**Problem requirements**.
Skipping all pictures, set down the lines of the listing from the first through the one with "(8,7.5) -- (1160,7.5);".

**Source material**.
▬▬▬▬▬▬▬▬▬▬

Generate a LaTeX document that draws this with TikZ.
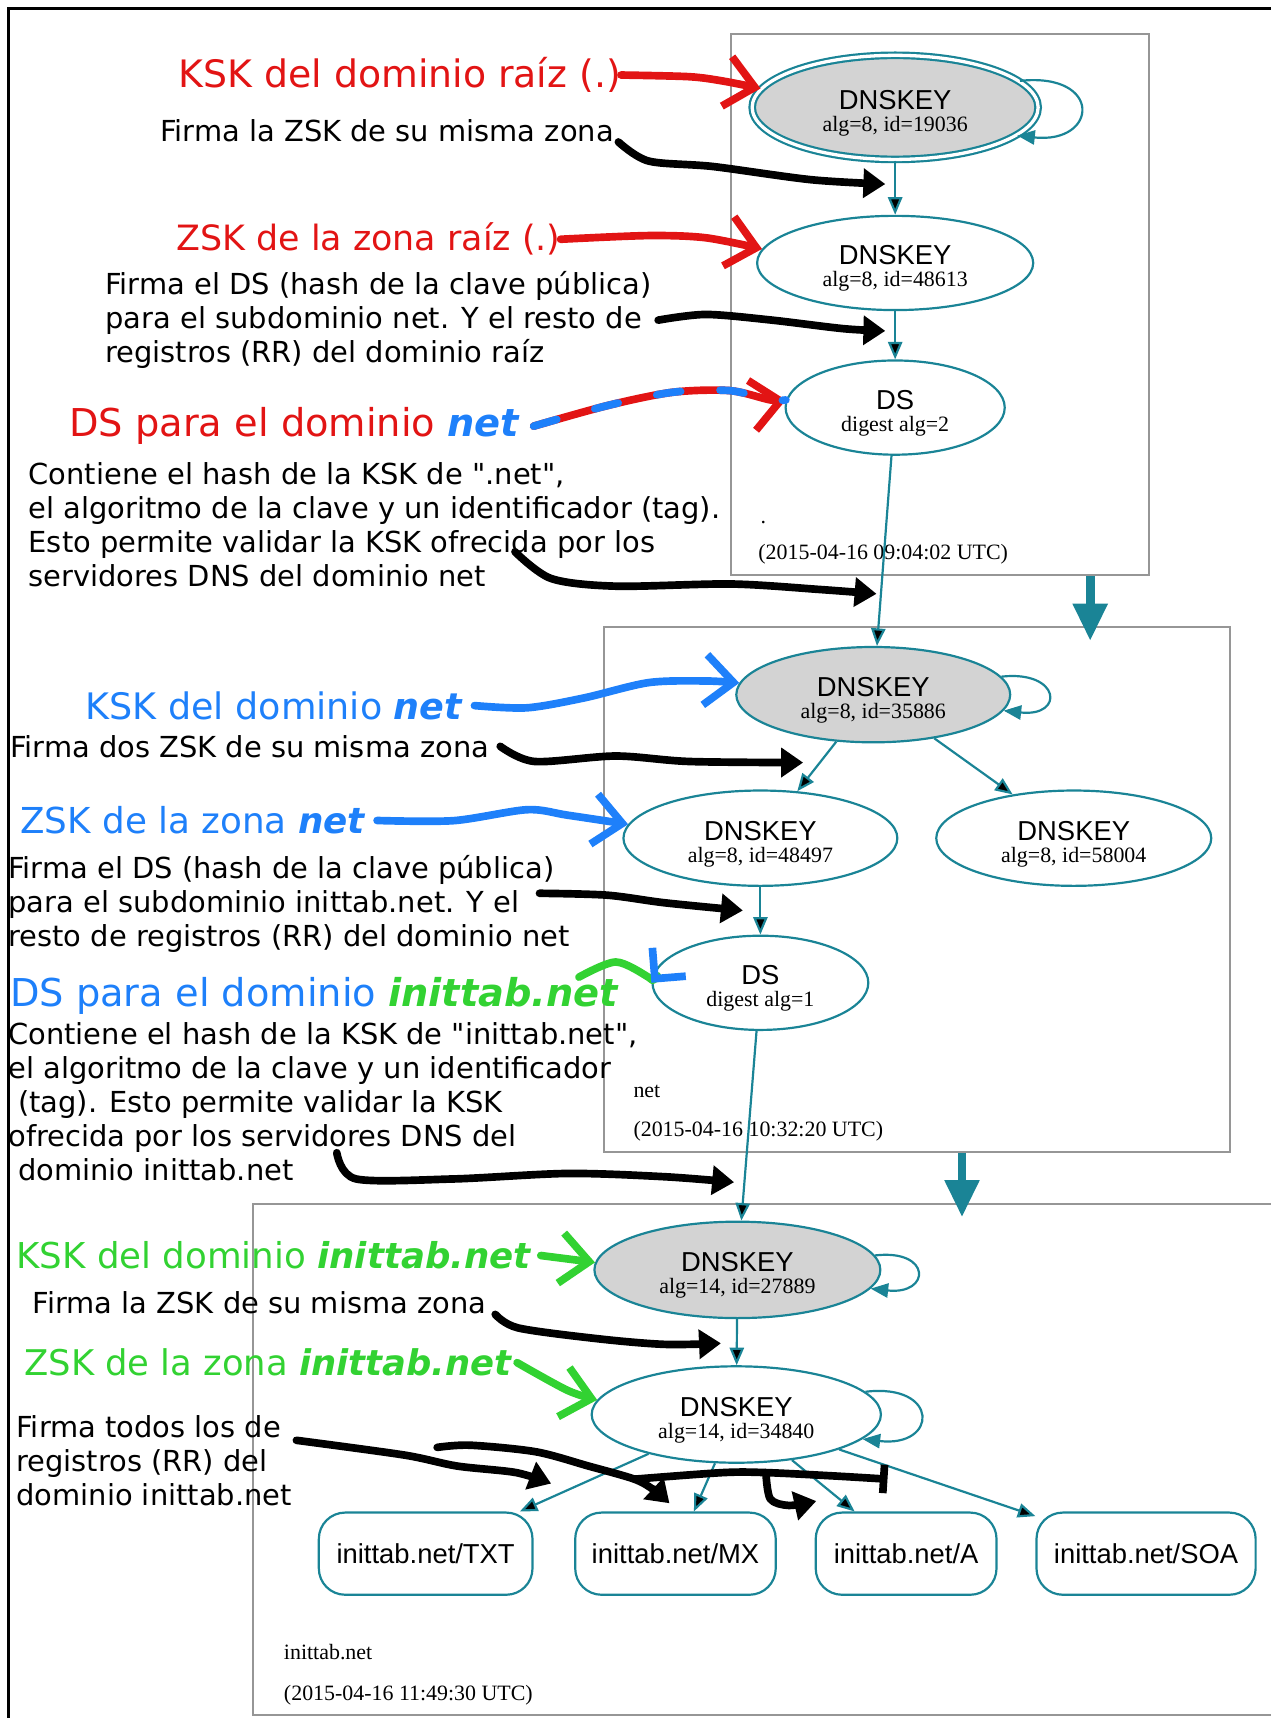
\documentclass[tikz,border=0pt]{standalone}
\usepackage{fontspec}
\setmainfont{Liberation Serif}
\setsansfont{Liberation Sans}
\newfontfamily\penfont{DejaVu Sans}
\usetikzlibrary{shapes.geometric, arrows.meta, positioning}

\definecolor{penred}{RGB}{226,20,20}
\definecolor{penblue}{RGB}{30,128,250}
\definecolor{pengreen}{RGB}{50,210,50}
\definecolor{gvteal}{RGB}{26,132,150}
\definecolor{gvgray}{RGB}{211,211,211}
\definecolor{boxgray}{RGB}{150,150,150}

\newcommand{\keylab}[2]{\rule{0pt}{28pt}{\sffamily\fontsize{25}{20}\selectfont #1}\\#2}
\newcommand{\penat}[1]{\penfont\fontsize{#1}{31}\selectfont}
\newcommand{\kw}[1]{\textbf{\textit{#1}}}

\tikzset{
  dnskey/.style={ellipse, draw=gvteal, line width=2pt, inner sep=0pt, align=center,
    font=\fontsize{20}{20}\selectfont},
  ksk/.style={dnskey, fill=gvgray},
  rec/.style={rectangle, draw=gvteal, line width=2pt, rounded corners=24pt,
    minimum height=75pt, inner sep=0pt, font=\sffamily\fontsize{25}{25}\selectfont},
  cluster/.style={draw=boxgray, line width=2pt, inner sep=0pt},
  gvtext/.style={anchor=base west, inner sep=0pt, font=\fontsize{20}{20}\selectfont},
  gedge/.style={draw=gvteal, line width=2pt, -{Triangle[length=16pt,width=13pt]}},
  hop/.style={draw=gvteal, line width=8pt, -{Triangle[length=34pt,width=30pt]}},
  pentitle/.style={anchor=base west, inner sep=0pt, font=\penat{#1}},
  % base west of a multi-line note is the baseline of its last line
  pennote/.style={anchor=base west, inner sep=0pt, align=left, font=\penat{26.4}},
  pen/.style={line width=7pt, line cap=round, line join=round},
  blackpen/.style={pen, black, -{Triangle[length=20pt,width=26pt]}},
  chevron/.style={pen, -{Straight Barb[length=26pt,width=46pt]}},
}

\begin{document}
\begin{tikzpicture}[x=1pt, y=-1pt]
\useasboundingbox (0,0) rectangle (1160,1568);
\draw[line width=2.5pt] (8,1568) -- (8,7.5) -- (1160,7.5);

% zones
\node[cluster, minimum width=382pt, minimum height=494pt] (rootbox) at (858,278) {};
\node[cluster, minimum width=571pt, minimum height=479pt] (netbox) at (837,812) {};
\draw[boxgray, line width=2pt] (1160,1099) -- (231,1099) -- (231,1565) -- (1160,1565);

% root zone
\node[ksk, double=white, double distance=3pt, minimum width=261pt, minimum height=95pt] (rk) at (817,98) {\keylab{DNSKEY}{alg=8, id=19036}};
\node[dnskey, minimum width=252pt, minimum height=86pt] (rz) at (817,240) {\keylab{DNSKEY}{alg=8, id=48613}};
\node[dnskey, minimum width=200pt, minimum height=86pt] (rd) at (817,372) {\keylab{DS}{digest alg=2}};
\node[gvtext] (rootname) at (694,478) {.};
\node[gvtext] (roottime) at (692,511) {(2015-04-16 09:04:02 UTC)};

% net zone
\node[ksk, minimum width=250pt, minimum height=87pt] (nk) at (797,634) {\keylab{DNSKEY}{alg=8, id=35886}};
\node[dnskey, minimum width=250pt, minimum height=87pt] (nz1) at (694,765) {\keylab{DNSKEY}{alg=8, id=48497}};
\node[dnskey, minimum width=251pt, minimum height=87pt] (nz2) at (980,765) {\keylab{DNSKEY}{alg=8, id=58004}};
\node[dnskey, minimum width=197pt, minimum height=86pt] (nd) at (694,897) {\keylab{DS}{digest alg=1}};
\node[gvtext] (netname) at (578,1002) {net};
\node[gvtext] (nettime) at (578,1037) {(2015-04-16 10:32:20 UTC)};

% inittab.net zone
\node[ksk, minimum width=261pt, minimum height=88pt] (ik) at (673,1159) {\keylab{DNSKEY}{alg=14, id=27889}};
\node[dnskey, minimum width=264pt, minimum height=88pt] (iz) at (672,1291) {\keylab{DNSKEY}{alg=14, id=34840}};
\node[rec, minimum width=195pt] (txt) at (388.5,1418) {inittab.net/TXT};
\node[rec, minimum width=183pt] (mx) at (616.5,1418) {inittab.net/MX};
\node[rec, minimum width=165pt] (arec) at (827,1418) {inittab.net/A};
\node[rec, minimum width=200pt] (soa) at (1046,1418) {inittab.net/SOA};
\node[gvtext] (initname) at (259,1515) {inittab.net};
\node[gvtext] (inittime) at (259,1552) {(2015-04-16 11:49:30 UTC)};

\path[gedge]
  (rk) edge (rz)
  (rz) edge (rd)
  (rd) edge (nk)
  (nk) edge (nz1)
  (nk) edge (nz2)
  (nz1) edge (nd)
  (nd) edge (ik)
  (ik) edge (iz)
  (iz) edge (txt)
  (iz) edge (mx)
  (iz) edge (arec)
  (iz) edge (soa);

\draw[gedge] (rk.12) .. controls +(76,-8) and +(74,8) .. (rk.-13);
\draw[gedge] (nk.8) .. controls +(54,-6) and +(56,6) .. (nk.-7);
\draw[gedge] (ik.6) .. controls +(52,-6) and +(55,6) .. (ik.-8);
\draw[gedge] (iz.10) .. controls +(68,-8) and +(69,8) .. (iz.-11);

\coordinate (rootout) at (995,526);
\coordinate (netin) at (995,585);
\coordinate (netout) at (878,1052);
\coordinate (initin) at (878,1111);
\draw[hop] (rootout) -- (netin);
\draw[hop] (netout) -- (initin);

% notes
\node[pentitle=34.5, text=penred] (kskroot) at (163,80) {KSK del dominio raíz (.)};
\node[pennote] (kskrootnote) at (146,129) {Firma la ZSK de su misma zona};
\node[pentitle=31.8, text=penred] (zskroot) at (161,229) {ZSK de la zona raíz (.)};
\node[pennote] (zskrootnote) at (96,331) {Firma el DS (hash de la clave pública)\\para el subdominio net. Y el resto de\\registros (RR) del dominio raíz};
\node[pentitle=35, text=penred] (dsroot) at (63,398.6) {DS para el dominio \textcolor{penblue}{\kw{net}}};
\node[pennote] (dsrootnote) at (26,535) {Contiene el hash de la KSK de ".net",\\el algoritmo de la clave y un identificador (tag).\\Esto permite validar la KSK ofrecida por los\\servidores DNS del dominio net};

\node[pentitle=33.3, text=penblue] (ksknet) at (78,656.4) {KSK del dominio \kw{net}};
\node[pennote] (ksknetnote) at (9,691) {Firma dos ZSK de su misma zona};
\node[pentitle=32.6, text=penblue] (zsknet) at (18.5,761) {ZSK de la zona \kw{net}};
\node[pennote] (zsknetnote) at (7.4,863.6) {Firma el DS (hash de la clave pública)\\para el subdominio inittab.net. Y el\\resto de registros (RR) del dominio net};
\node[pentitle=35, text=penblue] (dsnet) at (9,918.6) {DS para el dominio \textcolor{pengreen}{\kw{inittab.net}}};
\node[pennote] (dsnetnote) at (7.4,1077.5) {Contiene el hash de la KSK de "inittab.net",\\el algoritmo de la clave y un identificador\\\hspace{9pt}(tag). Esto permite validar la KSK\\ofrecida por los servidores DNS del\\\hspace{9pt}dominio inittab.net};

\node[pentitle=32.5, text=pengreen] (kskinit) at (14.8,1158) {KSK del dominio \kw{inittab.net}};
\node[pennote] (kskinitnote) at (29.6,1199) {Firma la ZSK de su misma zona};
\node[pentitle=32.3, text=pengreen] (zskinit) at (22,1255.7) {ZSK de la zona \kw{inittab.net}};
\node[pennote] (zskinitnote) at (14.8,1373.8) {Firma todos los de\\registros (RR) del\\dominio inittab.net};

% pen strokes
\coordinate (p1) at (808,168);
\coordinate (p2) at (808,302);
\coordinate (p3) at (800,542);
\coordinate (p4) at (733,696);
\coordinate (p5) at (678,831);
\coordinate (p6) at (670,1079);
\coordinate (p7) at (658,1226);
\coordinate (p8a) at (503,1354);
\coordinate (p8b) at (611,1372);
\coordinate (p8c) at (745,1370);
\coordinate (p8d) at (810,1350);
\coordinate (fork1) at (399,1321);
\coordinate (fork2) at (579,1350);
\coordinate (fork3) at (699,1344);

\draw[chevron, penred] plot[smooth] coordinates {(kskroot.east) (629,70) (660,74) (rk.172)};
\draw[chevron, penred] plot[smooth] coordinates {(zskroot.east) (592,215) (644,217) (rz.174)};
\draw[chevron, penred] plot[smooth] coordinates {([xshift=12pt]dsroot.east) (555,370) (614,358) (666,356.5) (703,365) (rd.176)};
\draw[pen, penblue, dash pattern=on 22pt off 36pt] plot[smooth] coordinates {([xshift=12pt]dsroot.east) (555,370) (614,358) (666,356.5) (703,365) (rd.176)};
\draw[chevron, penblue] plot[smooth] coordinates {([xshift=10pt]ksknet.east) (481,646) (533,637) (592,623) (644,621.5) (nk.175)};
\draw[chevron, penblue] plot[smooth] coordinates {([xshift=10pt]zsknet.east) (414,749) (481,739) (518,744) (nz1.174)};
\draw[pen, pengreen, -{Straight Barb[length=20pt,width=40pt,color=penblue]}] plot[smooth] coordinates {([xshift=-37pt]dsnet.north east) (562,878) (592,892) (nd.west)};
\draw[chevron, pengreen] ([xshift=8pt]kskinit.east) -- (ik.177);
\draw[chevron, pengreen] plot[smooth] coordinates {([xshift=4pt]zskinit.east) (518,1269) (iz.174)};

\draw[blackpen] plot[smooth] coordinates {([xshift=4pt]kskrootnote.south east) (592,147) (651,152) (740,164) (p1)};
\draw[blackpen] plot[smooth] coordinates {([xshift=6pt]zskrootnote.east) (644,287) (703,292) (770,300) (p2)};
\draw[blackpen] plot[smooth] coordinates {([shift={(444,-32)}]dsrootnote.south west) (503,528) (562,535) (667,533) (748,538) (p3)};
\draw[blackpen] plot[smooth] coordinates {([xshift=10pt]ksknetnote.east) (488,695) (562,690) (629,695) (p4)};
\draw[blackpen] plot[smooth] coordinates {([shift={(485,35)}]zsknetnote.north west) (554,817) (607,824) (p5)};
\draw[blackpen] plot[smooth] coordinates {([shift={(300,-26)}]dsnetnote.south west) (325,1076) (414,1076) (518,1071) (607,1074) (p6)};
\draw[blackpen] plot[smooth] coordinates {([xshift=8pt]kskinitnote.south east) (473,1212) (547,1222) (607,1227) (p7)};
\draw[blackpen] plot[smooth] coordinates {([shift={(4,23)}]zskinitnote.north east) (369,1328) (417,1338) (471,1344) (p8a)};
\draw[blackpen] plot[smooth] coordinates {(fork1) (429,1319) (489,1325) (537,1338) (579,1350) (597,1360) (p8b)};
\draw[blackpen] plot[smooth] coordinates {(fork3) (703,1368) (720,1374) (p8c)};
\draw[pen, -{Bar[width=26pt]}] plot[smooth] coordinates {(fork2) (660,1344) (699,1344) (760,1347) (p8d)};
\end{tikzpicture}
\end{document}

▬▬▬▬▬▬▬▬▬▬

**Answer to this task**.
Generate a LaTeX document that draws this with TikZ.
\documentclass[tikz,border=0pt]{standalone}
\usepackage{fontspec}
\setmainfont{Liberation Serif}
\setsansfont{Liberation Sans}
\newfontfamily\penfont{DejaVu Sans}
\usetikzlibrary{shapes.geometric, arrows.meta, positioning}

\definecolor{penred}{RGB}{226,20,20}
\definecolor{penblue}{RGB}{30,128,250}
\definecolor{pengreen}{RGB}{50,210,50}
\definecolor{gvteal}{RGB}{26,132,150}
\definecolor{gvgray}{RGB}{211,211,211}
\definecolor{boxgray}{RGB}{150,150,150}

\newcommand{\keylab}[2]{\rule{0pt}{28pt}{\sffamily\fontsize{25}{20}\selectfont #1}\\#2}
\newcommand{\penat}[1]{\penfont\fontsize{#1}{31}\selectfont}
\newcommand{\kw}[1]{\textbf{\textit{#1}}}

\tikzset{
  dnskey/.style={ellipse, draw=gvteal, line width=2pt, inner sep=0pt, align=center,
    font=\fontsize{20}{20}\selectfont},
  ksk/.style={dnskey, fill=gvgray},
  rec/.style={rectangle, draw=gvteal, line width=2pt, rounded corners=24pt,
    minimum height=75pt, inner sep=0pt, font=\sffamily\fontsize{25}{25}\selectfont},
  cluster/.style={draw=boxgray, line width=2pt, inner sep=0pt},
  gvtext/.style={anchor=base west, inner sep=0pt, font=\fontsize{20}{20}\selectfont},
  gedge/.style={draw=gvteal, line width=2pt, -{Triangle[length=16pt,width=13pt]}},
  hop/.style={draw=gvteal, line width=8pt, -{Triangle[length=34pt,width=30pt]}},
  pentitle/.style={anchor=base west, inner sep=0pt, font=\penat{#1}},
  % base west of a multi-line note is the baseline of its last line
  pennote/.style={anchor=base west, inner sep=0pt, align=left, font=\penat{26.4}},
  pen/.style={line width=7pt, line cap=round, line join=round},
  blackpen/.style={pen, black, -{Triangle[length=20pt,width=26pt]}},
  chevron/.style={pen, -{Straight Barb[length=26pt,width=46pt]}},
}

\begin{document}
\begin{tikzpicture}[x=1pt, y=-1pt]
\useasboundingbox (0,0) rectangle (1160,1568);
\draw[line width=2.5pt] (8,1568) -- (8,7.5) -- (1160,7.5);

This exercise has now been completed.